Retype the opening lines of the data exactly, stopping after the line that contains "right_ticks = [0, 500, 1000, 1500, 2000, 2500]". Skip every picture.

━━━━━━━━━━━━━━━━

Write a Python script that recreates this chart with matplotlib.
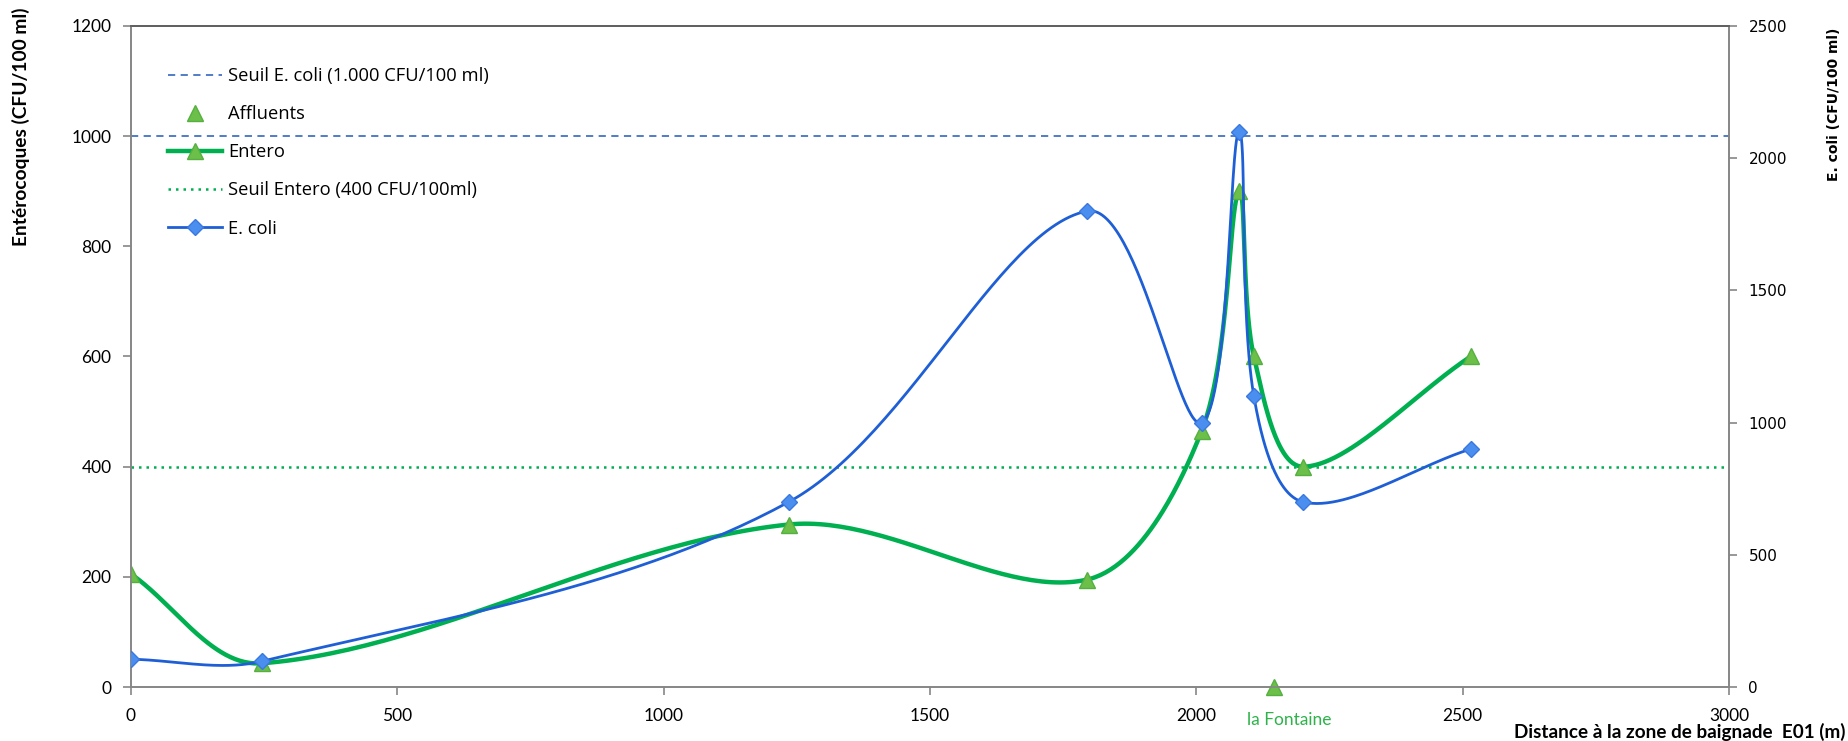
import numpy as np
import matplotlib.pyplot as plt
from matplotlib.lines import Line2D

# Data
distance = [0, 245, 1235, 1795, 2010, 2080, 2108, 2200, 2515]
entero = [205, 43, 295, 195, 465, 900, 600, 400, 600]
ecoli = [105, 97, 700, 1800, 1000, 2100, 1100, 700, 900]

affluent_x = [2145]
affluent_y = [0]
affluent_name = ["la Fontaine"]

seuil_ecoli = 1000   # drawn on left axis, as in the original
seuil_entero = 400

x_ticks = [0, 500, 1000, 1500, 2000, 2500, 3000]
left_ticks = [0, 200, 400, 600, 800, 1000, 1200]
right_ticks = [0, 500, 1000, 1500, 2000, 2500]

GREEN = "#00B050"
GREEN_FILL = "#6CC04A"
BLUE = "#1F5FD6"
BLUE_FILL = "#4A8FF0"
DASH_BLUE = "#4472C4"
AXIS_GREY = "#868686"


def smooth(x, y, sx, sy, n=60):
    # Bezier smoothing like a spreadsheet "smoothed line", tangents weighted by
    # segment length in screen space
    p = np.column_stack([np.asarray(x, float) * sx, np.asarray(y, float) * sy])
    out = []
    m = len(p)
    t = np.linspace(0, 1, n)[:, None]
    for i in range(m - 1):
        p0 = p[i - 1] if i > 0 else p[i]
        p1, p2 = p[i], p[i + 1]
        p3 = p[i + 2] if i + 2 < m else p[i + 1]
        d01 = np.hypot(*(p1 - p0))
        d12 = np.hypot(*(p2 - p1))
        d23 = np.hypot(*(p3 - p2))
        c1 = p1 + (p2 - p0) * d12 / (3 * (d01 + d12))
        c2 = p2 - (p3 - p1) * d12 / (3 * (d12 + d23))
        seg = (1 - t) ** 3 * p1 + 3 * (1 - t) ** 2 * t * c1 + 3 * (1 - t) * t ** 2 * c2 + t ** 3 * p2
        out.append(seg if i == 0 else seg[1:])
    s = np.vstack(out)
    return s[:, 0] / sx, s[:, 1] / sy


fig = plt.figure(figsize=(18.49, 7.41), dpi=100)
W, H = 1849, 741
ax = fig.add_axes([131 / W, 1 - 687 / H, 1598 / W, 661 / H])
ax2 = ax.twinx()

# pixels per data unit, for smoothing in screen space
sx = 1598 / 3000
sy_left = 661 / 1200
sy_right = 661 / 2500

ax.set_xlim(0, 3000)
ax.set_ylim(0, 1200)
ax2.set_ylim(0, 2500)

# thresholds
ax.axhline(seuil_ecoli, color=DASH_BLUE, lw=1.3, ls=(0, (4, 3)), zorder=1)
ax.axhline(seuil_entero, color=GREEN, lw=1.8, ls=(0, (1, 2)), zorder=1)

# Entero
ex, ey = smooth(distance, entero, sx, sy_left)
ax.plot(ex, ey, color=GREEN, lw=3.2, solid_capstyle="round", zorder=3)
ax.plot(distance, entero, ls="none", marker="^", ms=11, mfc=GREEN_FILL, mec="#55B040", mew=1, zorder=4)

# Affluents
ax.plot(affluent_x, affluent_y, ls="none", marker="^", ms=11, mfc=GREEN_FILL, mec="#55B040", mew=1,
        clip_on=False, zorder=5)
for xa, name in zip(affluent_x, affluent_name):
    ax.text(xa + 30, -0.05 * 1200, name, color="#2DB34A", fontsize=12.5, family="Lato",
            ha="center", va="center")

# E. coli
cx, cy = smooth(distance, ecoli, sx, sy_right)
ax2.plot(cx, cy, color=BLUE, lw=2.0, zorder=3)
ax2.plot(distance, ecoli, ls="none", marker="D", ms=8.5, mfc=BLUE_FILL, mec="#3A78E0", mew=1, zorder=4)

# axes styling
for a in (ax, ax2):
    for s in ["left", "right", "bottom"]:
        a.spines[s].set_color(AXIS_GREY)
        a.spines[s].set_linewidth(1.2)
    a.spines["top"].set_color("#606060")
    a.spines["top"].set_linewidth(1.3)

ax.set_xticks(x_ticks)
ax.set_xticklabels([str(v) for v in x_ticks])
ax.set_yticks(left_ticks)
ax.set_yticklabels([str(v) for v in left_ticks])
ax2.set_yticks(right_ticks)
ax2.set_yticklabels([str(v) for v in right_ticks])

ax.tick_params(axis="both", direction="out", length=6, width=1.2, color=AXIS_GREY,
               labelsize=12.5, pad=8)
ax.tick_params(axis="x", pad=9)
for lab in ax.get_xticklabels() + ax.get_yticklabels():
    lab.set_family("Lato")
ax2.tick_params(axis="y", direction="out", length=6, width=1.2, color=AXIS_GREY,
                labelsize=11, pad=8)
for lab in ax2.get_yticklabels():
    lab.set_family("DejaVu Sans")

# axis titles
fig.text(21 / W, 1 - 8 / H, "Entérocoques (CFU/100 ml)", rotation=90, fontsize=13.8,
         fontweight="bold", family="Lato", ha="center", va="top")
fig.text(1834 / W, 1 - 28 / H, "E. coli (CFU/100 ml)", rotation=90, fontsize=10,
         fontweight="bold", family="DejaVu Sans", ha="center", va="top")
fig.text(1846 / W, 1 - 732 / H, "Distance à la zone de baignade  E01 (m)", fontsize=13.6,
         fontweight="bold", family="Lato", ha="right", va="center")

# legend
handles = [
    Line2D([], [], color=DASH_BLUE, lw=1.3, ls=(0, (4, 3))),
    Line2D([], [], ls="none", marker="^", ms=11, mfc=GREEN_FILL, mec="#55B040"),
    Line2D([], [], color=GREEN, lw=3.2, marker="^", ms=11, mfc=GREEN_FILL, mec="#55B040"),
    Line2D([], [], color=GREEN, lw=1.8, ls=(0, (1, 2))),
    Line2D([], [], color=BLUE, lw=2.0, marker="D", ms=8.5, mfc=BLUE_FILL, mec="#3A78E0"),
]
labels = ["Seuil E. coli (1.000 CFU/100 ml)", "Affluents", "Entero",
          "Seuil Entero (400 CFU/100ml)", "E. coli"]
leg = ax2.legend(handles, labels, loc="upper left", bbox_to_anchor=(168 / W, 1 - 67 / H),
                 bbox_transform=fig.transFigure, frameon=False, borderpad=0, borderaxespad=0,
                 handlelength=2.95, handletextpad=0.34, labelspacing=1.1,
                 prop={"family": "Open Sans", "size": 13.2})

fig.savefig("out.png", dpi=100)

━━━━━━━━━━━━━━━━

WRITTEN SOLUTION:
Write a Python script that recreates this chart with matplotlib.
import numpy as np
import matplotlib.pyplot as plt
from matplotlib.lines import Line2D

# Data
distance = [0, 245, 1235, 1795, 2010, 2080, 2108, 2200, 2515]
entero = [205, 43, 295, 195, 465, 900, 600, 400, 600]
ecoli = [105, 97, 700, 1800, 1000, 2100, 1100, 700, 900]

affluent_x = [2145]
affluent_y = [0]
affluent_name = ["la Fontaine"]

seuil_ecoli = 1000   # drawn on left axis, as in the original
seuil_entero = 400

x_ticks = [0, 500, 1000, 1500, 2000, 2500, 3000]
left_ticks = [0, 200, 400, 600, 800, 1000, 1200]
right_ticks = [0, 500, 1000, 1500, 2000, 2500]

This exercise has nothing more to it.